A massive radio telescope for use in space observation was unveiled Sunday at the foot of Sheshan Mountain in Shanghai.
The telescope will be used to track and collect data from satellites and space probes.
The newly-built radio telescope can pick up eight different frequency bands and also track Earth satellites, lunar exploration satellites and deep space probes, said Hong Xiaoyu, head of the Shanghai Astronomical Observatory.
“We hope that the new radio telescope will go into operation earlier so that we can use it to observe the unmanned lunar probe Chang’e-2,” said Wu Weiren, chief designer of the lunar orbiter project.
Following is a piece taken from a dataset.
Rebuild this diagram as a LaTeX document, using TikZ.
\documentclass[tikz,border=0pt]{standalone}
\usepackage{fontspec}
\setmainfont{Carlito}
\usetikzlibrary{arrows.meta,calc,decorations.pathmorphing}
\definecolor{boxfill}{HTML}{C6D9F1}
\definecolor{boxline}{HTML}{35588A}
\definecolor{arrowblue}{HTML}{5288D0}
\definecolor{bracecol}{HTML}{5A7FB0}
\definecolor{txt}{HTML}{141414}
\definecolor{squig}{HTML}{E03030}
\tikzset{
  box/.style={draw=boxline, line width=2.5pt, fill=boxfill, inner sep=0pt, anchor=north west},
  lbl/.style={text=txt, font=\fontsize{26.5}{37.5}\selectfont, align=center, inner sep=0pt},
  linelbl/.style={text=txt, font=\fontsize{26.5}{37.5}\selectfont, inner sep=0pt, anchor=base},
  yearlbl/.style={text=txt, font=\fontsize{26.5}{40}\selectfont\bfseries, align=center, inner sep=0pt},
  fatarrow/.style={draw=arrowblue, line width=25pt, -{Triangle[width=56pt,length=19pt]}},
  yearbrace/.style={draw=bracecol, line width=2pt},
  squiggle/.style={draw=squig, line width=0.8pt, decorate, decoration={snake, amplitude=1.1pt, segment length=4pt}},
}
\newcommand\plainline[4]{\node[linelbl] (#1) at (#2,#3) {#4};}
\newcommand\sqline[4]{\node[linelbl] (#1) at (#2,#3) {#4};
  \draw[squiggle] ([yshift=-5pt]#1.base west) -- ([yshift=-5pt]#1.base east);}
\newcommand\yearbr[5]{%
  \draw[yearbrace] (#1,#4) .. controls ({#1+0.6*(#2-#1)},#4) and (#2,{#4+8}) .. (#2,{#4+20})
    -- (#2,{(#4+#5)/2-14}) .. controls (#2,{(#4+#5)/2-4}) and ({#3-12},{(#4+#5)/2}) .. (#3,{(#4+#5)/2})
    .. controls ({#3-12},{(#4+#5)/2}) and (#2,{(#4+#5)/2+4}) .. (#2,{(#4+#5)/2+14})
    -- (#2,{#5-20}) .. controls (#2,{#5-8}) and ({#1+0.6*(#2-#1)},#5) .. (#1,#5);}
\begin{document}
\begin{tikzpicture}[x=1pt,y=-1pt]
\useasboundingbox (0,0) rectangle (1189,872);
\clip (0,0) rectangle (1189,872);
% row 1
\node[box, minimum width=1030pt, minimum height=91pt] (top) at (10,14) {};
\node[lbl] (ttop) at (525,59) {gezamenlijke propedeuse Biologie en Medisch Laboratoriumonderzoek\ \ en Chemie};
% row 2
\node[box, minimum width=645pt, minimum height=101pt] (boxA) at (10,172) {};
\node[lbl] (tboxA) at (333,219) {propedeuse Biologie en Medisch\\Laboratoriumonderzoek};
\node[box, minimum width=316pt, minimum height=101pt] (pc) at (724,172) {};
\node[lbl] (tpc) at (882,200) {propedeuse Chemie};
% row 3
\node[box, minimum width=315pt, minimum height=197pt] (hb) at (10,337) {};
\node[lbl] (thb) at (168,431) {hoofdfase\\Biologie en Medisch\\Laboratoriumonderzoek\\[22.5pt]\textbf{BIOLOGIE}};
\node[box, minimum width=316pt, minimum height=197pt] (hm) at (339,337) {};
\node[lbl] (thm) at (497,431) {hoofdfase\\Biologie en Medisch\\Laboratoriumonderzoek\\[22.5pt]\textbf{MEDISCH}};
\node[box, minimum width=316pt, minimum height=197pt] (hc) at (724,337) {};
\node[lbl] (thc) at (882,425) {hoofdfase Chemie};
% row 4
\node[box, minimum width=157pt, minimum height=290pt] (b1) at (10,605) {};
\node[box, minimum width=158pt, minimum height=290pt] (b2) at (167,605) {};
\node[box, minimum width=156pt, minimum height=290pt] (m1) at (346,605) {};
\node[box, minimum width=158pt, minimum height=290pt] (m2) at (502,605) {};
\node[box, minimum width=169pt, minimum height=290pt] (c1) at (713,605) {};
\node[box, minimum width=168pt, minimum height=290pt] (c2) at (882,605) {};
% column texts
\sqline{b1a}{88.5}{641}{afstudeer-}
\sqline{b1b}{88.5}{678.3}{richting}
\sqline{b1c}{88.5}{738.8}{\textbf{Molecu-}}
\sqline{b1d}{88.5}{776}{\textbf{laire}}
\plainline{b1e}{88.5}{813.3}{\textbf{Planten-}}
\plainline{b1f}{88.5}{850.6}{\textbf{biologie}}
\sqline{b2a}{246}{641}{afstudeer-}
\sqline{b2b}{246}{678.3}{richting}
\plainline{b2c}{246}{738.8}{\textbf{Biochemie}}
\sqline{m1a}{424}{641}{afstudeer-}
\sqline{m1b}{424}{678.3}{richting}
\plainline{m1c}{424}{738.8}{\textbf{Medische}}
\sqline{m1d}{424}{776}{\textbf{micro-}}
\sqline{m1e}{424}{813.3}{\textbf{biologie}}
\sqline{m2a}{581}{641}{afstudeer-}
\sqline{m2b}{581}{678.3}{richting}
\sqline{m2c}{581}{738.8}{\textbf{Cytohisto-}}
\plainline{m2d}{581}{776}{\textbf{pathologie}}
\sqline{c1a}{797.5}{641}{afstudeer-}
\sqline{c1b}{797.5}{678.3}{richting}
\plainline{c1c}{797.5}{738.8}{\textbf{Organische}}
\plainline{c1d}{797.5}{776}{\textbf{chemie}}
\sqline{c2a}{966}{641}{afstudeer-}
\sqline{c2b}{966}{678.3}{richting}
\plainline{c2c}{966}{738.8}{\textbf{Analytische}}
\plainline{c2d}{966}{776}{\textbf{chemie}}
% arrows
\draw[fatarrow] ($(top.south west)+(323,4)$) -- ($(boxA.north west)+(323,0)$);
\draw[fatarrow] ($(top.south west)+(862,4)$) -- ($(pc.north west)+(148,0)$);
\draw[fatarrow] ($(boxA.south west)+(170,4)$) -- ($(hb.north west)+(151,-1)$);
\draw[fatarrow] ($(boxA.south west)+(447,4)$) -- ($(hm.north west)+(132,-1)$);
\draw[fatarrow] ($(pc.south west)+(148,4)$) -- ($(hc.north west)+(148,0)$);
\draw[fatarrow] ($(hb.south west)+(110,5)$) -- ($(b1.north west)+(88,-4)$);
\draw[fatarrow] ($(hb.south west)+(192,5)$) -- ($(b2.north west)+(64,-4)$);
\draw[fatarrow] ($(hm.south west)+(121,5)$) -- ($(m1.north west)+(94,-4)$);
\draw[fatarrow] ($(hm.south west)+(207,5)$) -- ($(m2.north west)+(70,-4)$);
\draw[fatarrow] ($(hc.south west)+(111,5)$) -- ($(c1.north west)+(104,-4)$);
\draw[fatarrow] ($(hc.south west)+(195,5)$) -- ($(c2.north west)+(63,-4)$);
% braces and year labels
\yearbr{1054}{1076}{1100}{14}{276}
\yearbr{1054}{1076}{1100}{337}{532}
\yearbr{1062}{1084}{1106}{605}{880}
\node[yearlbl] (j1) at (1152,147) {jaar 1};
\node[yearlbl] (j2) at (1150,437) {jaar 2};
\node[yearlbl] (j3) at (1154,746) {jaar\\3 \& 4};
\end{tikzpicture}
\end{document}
The telescope will be used for Very Long Baseline Interferometry (VLBI), a type of astronomical interferometry used in radio astronomy, as it can collect accurate data and increase its angular resolution during astronomical observation.
China’s VLBI system is made up of four telescopes in the cities of Shanghai, Beijing, Kunming, Urumqi, respectively, as well as a data center in Shanghai.
Radio telescopes differ from optical ones in that they use radio antennae to track and collect data from satellites and space probes. The first radio antenna used to identify astronomical radio sources was built by Karl Guthe Jansky, an engineer with Bell Telephone Laboratories, in the early 1930s.